Stated problem: State only how many lines below include the string "React".

[start of Data block]

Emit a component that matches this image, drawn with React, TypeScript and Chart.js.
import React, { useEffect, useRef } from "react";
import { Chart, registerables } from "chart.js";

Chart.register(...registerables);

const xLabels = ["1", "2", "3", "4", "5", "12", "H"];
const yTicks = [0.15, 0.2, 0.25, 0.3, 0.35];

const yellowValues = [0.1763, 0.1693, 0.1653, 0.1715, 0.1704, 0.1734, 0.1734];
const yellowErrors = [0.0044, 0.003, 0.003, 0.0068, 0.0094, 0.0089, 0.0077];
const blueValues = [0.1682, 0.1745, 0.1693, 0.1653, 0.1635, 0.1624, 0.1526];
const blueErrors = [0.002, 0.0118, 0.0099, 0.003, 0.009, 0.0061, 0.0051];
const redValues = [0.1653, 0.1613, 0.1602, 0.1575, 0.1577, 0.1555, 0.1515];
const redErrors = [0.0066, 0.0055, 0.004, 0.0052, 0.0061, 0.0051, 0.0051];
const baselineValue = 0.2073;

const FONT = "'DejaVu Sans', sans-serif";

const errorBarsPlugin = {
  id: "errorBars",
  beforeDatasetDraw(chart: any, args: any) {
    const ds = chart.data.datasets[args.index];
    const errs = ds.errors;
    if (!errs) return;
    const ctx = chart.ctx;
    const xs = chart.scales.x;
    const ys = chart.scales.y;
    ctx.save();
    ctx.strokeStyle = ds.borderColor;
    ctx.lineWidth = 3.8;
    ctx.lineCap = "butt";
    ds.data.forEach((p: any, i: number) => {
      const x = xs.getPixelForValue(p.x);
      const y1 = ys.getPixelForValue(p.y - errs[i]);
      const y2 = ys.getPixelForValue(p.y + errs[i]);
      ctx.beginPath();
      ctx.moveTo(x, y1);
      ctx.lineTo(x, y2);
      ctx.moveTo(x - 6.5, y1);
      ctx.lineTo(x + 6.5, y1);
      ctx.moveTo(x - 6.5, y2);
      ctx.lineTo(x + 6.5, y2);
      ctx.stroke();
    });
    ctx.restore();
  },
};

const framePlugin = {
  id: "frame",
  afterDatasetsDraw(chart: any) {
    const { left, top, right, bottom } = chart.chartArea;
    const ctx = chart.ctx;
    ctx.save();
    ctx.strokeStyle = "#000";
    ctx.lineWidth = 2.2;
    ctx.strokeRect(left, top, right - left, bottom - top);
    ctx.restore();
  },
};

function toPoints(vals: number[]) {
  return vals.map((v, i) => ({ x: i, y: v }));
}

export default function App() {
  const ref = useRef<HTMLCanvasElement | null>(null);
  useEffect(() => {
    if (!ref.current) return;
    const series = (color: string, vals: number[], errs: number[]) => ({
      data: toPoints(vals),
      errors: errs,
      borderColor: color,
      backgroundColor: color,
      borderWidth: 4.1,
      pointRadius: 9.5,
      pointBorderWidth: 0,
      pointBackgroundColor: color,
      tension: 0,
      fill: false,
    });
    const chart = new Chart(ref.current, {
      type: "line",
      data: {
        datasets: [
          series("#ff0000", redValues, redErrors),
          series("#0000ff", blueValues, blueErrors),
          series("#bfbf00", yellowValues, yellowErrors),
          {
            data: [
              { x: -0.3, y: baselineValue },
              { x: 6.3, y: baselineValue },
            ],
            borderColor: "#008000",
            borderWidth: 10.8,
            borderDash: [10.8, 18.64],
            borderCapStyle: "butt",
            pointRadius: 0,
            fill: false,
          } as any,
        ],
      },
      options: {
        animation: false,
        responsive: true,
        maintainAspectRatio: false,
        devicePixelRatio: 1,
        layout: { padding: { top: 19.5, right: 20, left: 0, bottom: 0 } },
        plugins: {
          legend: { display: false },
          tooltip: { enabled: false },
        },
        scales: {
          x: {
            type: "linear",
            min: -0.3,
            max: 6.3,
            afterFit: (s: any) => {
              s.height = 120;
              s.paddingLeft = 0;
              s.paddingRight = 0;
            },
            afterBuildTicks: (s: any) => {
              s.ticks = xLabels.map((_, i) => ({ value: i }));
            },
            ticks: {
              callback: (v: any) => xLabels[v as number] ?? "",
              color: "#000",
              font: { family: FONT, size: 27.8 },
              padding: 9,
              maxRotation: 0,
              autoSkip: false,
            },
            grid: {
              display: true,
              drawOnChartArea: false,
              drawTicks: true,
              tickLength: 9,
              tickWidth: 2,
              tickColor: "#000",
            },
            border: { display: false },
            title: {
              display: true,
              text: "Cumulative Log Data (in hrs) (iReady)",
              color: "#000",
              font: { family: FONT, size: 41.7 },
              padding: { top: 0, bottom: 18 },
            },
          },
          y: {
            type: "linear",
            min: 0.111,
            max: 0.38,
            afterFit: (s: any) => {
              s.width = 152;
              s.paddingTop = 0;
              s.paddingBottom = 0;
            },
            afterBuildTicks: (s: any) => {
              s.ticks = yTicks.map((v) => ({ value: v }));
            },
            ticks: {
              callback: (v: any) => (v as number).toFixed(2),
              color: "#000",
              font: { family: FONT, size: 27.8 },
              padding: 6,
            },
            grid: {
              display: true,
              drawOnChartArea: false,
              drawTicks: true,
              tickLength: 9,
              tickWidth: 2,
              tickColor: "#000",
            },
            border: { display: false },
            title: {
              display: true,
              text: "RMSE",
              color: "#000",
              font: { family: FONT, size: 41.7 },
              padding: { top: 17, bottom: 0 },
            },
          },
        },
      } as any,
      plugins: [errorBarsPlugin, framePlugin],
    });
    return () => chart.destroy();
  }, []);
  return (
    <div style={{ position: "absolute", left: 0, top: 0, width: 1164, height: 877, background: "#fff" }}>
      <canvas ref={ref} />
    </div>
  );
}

[end of Data block]

Solution to the exercise: 2